ZACHARY COLE SMITH NEVER IN­TENDED TO TAKE AL­MOST FOUR YEARS TO RE­LEASE DIIV’S SE­COND AL­BUM. When it came time to de­liver Is the Is Are, he went for it the only way he knew — by re­leas­ing a dou­ble al­bum. Smith is fully aware of the eye-rolling that comes with an artist de­mand­ing more than an hour of the lis­tener’s time, but to him, Is the Is Are wouldn’t have hap­pened any other way.

“First of all, there has been a lot of time be­tween records, and I did want to de­liver some­thing sub­stan­tial,” he says dur­ing a drive through Los An­ge­les. “It was con­ceived as a dou­ble record from the be­gin­ning. Just the num­ber of songs I had, and to cover the amount of ground we cov­ered, I felt it wouldn’t be able to be as di­verse as it is with­out hav­ing two full LPs.”

Smith’s anal­y­sis runs much deeper than his stock­pile of songs, though. “I also re­ally wanted this al­bum to have a very hu­man qual­ity that is easy to crit­i­cize,” he adds. “When you think about dou­ble records, they’re al­ways as­so­ci­ated with bloated, rock’n’roll ex­cess, which is some­thing I kind of wanted to play with. I wanted to make a record that, at first glance, seemed like a mis­take or im­per­fect, but through­out the course of the record it wins you over.”

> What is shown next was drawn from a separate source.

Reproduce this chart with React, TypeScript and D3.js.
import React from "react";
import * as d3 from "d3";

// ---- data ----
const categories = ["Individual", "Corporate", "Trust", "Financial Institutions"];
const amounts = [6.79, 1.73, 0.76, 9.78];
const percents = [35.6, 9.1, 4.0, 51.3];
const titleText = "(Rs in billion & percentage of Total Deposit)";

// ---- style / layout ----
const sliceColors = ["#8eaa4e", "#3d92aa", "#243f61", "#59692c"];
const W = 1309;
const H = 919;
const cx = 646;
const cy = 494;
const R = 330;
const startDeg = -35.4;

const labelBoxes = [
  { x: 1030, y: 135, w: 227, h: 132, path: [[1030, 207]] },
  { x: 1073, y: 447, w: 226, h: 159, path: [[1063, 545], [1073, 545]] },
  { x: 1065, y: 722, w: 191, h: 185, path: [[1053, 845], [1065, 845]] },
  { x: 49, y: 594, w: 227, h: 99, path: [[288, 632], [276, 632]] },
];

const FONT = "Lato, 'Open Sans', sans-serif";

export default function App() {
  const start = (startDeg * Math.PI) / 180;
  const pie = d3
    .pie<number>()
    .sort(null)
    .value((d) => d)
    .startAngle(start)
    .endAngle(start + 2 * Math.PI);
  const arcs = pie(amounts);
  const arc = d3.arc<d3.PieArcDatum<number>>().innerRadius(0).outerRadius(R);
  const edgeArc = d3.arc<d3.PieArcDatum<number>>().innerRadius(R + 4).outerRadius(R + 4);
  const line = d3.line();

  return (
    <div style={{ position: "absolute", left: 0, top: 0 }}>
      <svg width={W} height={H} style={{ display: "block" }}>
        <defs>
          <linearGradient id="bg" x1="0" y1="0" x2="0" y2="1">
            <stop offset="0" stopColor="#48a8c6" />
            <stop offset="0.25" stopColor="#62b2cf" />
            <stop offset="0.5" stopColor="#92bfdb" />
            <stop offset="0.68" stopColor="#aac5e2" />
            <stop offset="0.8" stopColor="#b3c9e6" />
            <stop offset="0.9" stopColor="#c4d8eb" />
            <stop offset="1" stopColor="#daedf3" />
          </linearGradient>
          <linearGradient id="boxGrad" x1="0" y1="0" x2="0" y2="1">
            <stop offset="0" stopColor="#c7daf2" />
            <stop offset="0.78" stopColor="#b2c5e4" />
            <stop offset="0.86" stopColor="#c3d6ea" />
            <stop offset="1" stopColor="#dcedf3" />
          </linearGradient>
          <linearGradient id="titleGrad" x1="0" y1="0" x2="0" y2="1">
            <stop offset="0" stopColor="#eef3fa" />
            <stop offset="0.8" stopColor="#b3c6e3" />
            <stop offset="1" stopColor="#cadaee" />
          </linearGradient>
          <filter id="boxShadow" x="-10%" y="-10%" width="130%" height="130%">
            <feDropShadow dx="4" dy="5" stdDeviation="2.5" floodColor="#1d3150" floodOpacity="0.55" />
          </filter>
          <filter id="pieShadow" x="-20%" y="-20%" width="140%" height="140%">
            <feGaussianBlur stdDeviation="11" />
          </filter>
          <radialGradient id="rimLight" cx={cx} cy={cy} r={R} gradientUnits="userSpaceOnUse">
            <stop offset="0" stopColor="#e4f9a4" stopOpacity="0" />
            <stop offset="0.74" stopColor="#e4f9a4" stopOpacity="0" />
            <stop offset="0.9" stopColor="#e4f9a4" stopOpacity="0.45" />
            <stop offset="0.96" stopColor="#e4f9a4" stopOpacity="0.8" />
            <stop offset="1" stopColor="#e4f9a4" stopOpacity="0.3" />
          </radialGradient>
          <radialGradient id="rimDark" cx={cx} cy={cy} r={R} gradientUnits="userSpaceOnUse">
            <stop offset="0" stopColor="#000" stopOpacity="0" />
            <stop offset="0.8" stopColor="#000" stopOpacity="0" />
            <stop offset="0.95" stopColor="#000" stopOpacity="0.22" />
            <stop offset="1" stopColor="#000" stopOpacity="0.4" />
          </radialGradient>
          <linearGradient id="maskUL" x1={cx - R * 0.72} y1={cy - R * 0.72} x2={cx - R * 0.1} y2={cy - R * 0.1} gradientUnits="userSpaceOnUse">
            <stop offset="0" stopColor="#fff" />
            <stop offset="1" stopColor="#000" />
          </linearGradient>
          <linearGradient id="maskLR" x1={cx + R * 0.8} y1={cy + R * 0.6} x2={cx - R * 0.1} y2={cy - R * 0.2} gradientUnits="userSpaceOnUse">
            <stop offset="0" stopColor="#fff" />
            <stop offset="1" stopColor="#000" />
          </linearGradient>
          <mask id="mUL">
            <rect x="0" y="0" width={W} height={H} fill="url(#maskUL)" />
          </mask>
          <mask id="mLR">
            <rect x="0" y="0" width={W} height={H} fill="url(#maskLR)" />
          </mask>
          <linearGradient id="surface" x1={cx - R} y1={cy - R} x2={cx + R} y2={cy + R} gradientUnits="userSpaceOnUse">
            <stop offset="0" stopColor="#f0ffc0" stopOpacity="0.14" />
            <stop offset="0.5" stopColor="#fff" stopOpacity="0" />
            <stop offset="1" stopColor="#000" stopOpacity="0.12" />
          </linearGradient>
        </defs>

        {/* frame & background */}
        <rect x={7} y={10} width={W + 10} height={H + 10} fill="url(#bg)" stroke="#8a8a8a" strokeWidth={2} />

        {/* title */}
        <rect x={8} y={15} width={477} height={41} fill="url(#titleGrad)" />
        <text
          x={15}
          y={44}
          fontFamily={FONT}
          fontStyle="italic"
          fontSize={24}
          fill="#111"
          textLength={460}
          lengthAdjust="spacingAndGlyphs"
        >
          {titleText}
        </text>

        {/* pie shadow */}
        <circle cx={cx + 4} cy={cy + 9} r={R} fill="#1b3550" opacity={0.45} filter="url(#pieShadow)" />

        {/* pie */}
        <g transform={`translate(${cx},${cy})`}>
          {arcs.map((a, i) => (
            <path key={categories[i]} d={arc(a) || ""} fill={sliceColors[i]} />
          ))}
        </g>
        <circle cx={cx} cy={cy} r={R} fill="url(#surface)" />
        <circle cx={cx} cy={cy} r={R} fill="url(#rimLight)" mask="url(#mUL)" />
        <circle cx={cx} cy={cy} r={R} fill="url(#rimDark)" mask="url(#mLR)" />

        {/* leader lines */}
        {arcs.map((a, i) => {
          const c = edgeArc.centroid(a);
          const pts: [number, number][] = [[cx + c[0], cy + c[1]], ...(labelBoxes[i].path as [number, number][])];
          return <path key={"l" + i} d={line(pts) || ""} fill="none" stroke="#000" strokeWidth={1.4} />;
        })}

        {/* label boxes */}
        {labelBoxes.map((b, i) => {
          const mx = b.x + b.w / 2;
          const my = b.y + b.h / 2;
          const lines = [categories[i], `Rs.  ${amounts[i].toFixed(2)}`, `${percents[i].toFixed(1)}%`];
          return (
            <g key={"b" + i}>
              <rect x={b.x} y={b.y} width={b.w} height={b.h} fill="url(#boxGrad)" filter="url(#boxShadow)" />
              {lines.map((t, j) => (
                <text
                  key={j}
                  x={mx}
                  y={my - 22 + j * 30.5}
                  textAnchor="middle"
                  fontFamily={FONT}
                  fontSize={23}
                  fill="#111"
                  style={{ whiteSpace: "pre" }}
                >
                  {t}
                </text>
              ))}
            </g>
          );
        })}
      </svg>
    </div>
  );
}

Is the Is Are (the ti­tle comes from a poem he com­mis­sioned for the record) ex­pands the son­i­cally ro­bust dream pop of their de­but, 2012’s Oshin, by pre­sent­ing DIIV’s lu­mi­nous sound in a wider scope, one that came with a de­sire to re­ject the con­ven­tions of rock mu­sic.

“There isn’t re­ally one song that has a ver­se­cho­rus-verse struc­ture,” Smith ad­mits. “The songs are based more on Krautrock. They’re more driv­ing and less pre­dictable, and fol­low their own struc­ture with­out be­ing forced into a cho­rus or verse or a solo or a bridge. Also, I mixed the record my­self and I don’t think I re­ally knew how to do that. But I just kind of owned it be­cause I knew what I wanted it to sound like. There were a lot of de­ci­sions I made that were ex­per­i­men­tal, just based on me hav­ing no idea what I was do­ing.”

Lyri­cally, Smith al­lowed him­self to open up and ad­dress the per­sonal trou­bles he’s been deal­ing with over the last cou­ple of years — specif­i­cally his 2013 ar­rest for heroin pos­ses­sion. Smith sees Is the Is Are as an op­por­tu­nity to prove that DIIV has a fu­ture.

“It was im­por­tant for me though to make a good record for a lot of rea­sons,” he ex­plains. “But mostly just to save my own name, so I wouldn’t spend eternity as a foot­note as the guy who got ar­rested for drugs. I think af­ter that hap­pened, if I didn’t make a good record, we would have been a flash in the pan. My name wouldn’t have been as­so­ci­ated with mu­sic, it would have been as­so­ci­ated with th­ese more sor­did things, which was a very ter­ri­fy­ing prospect.”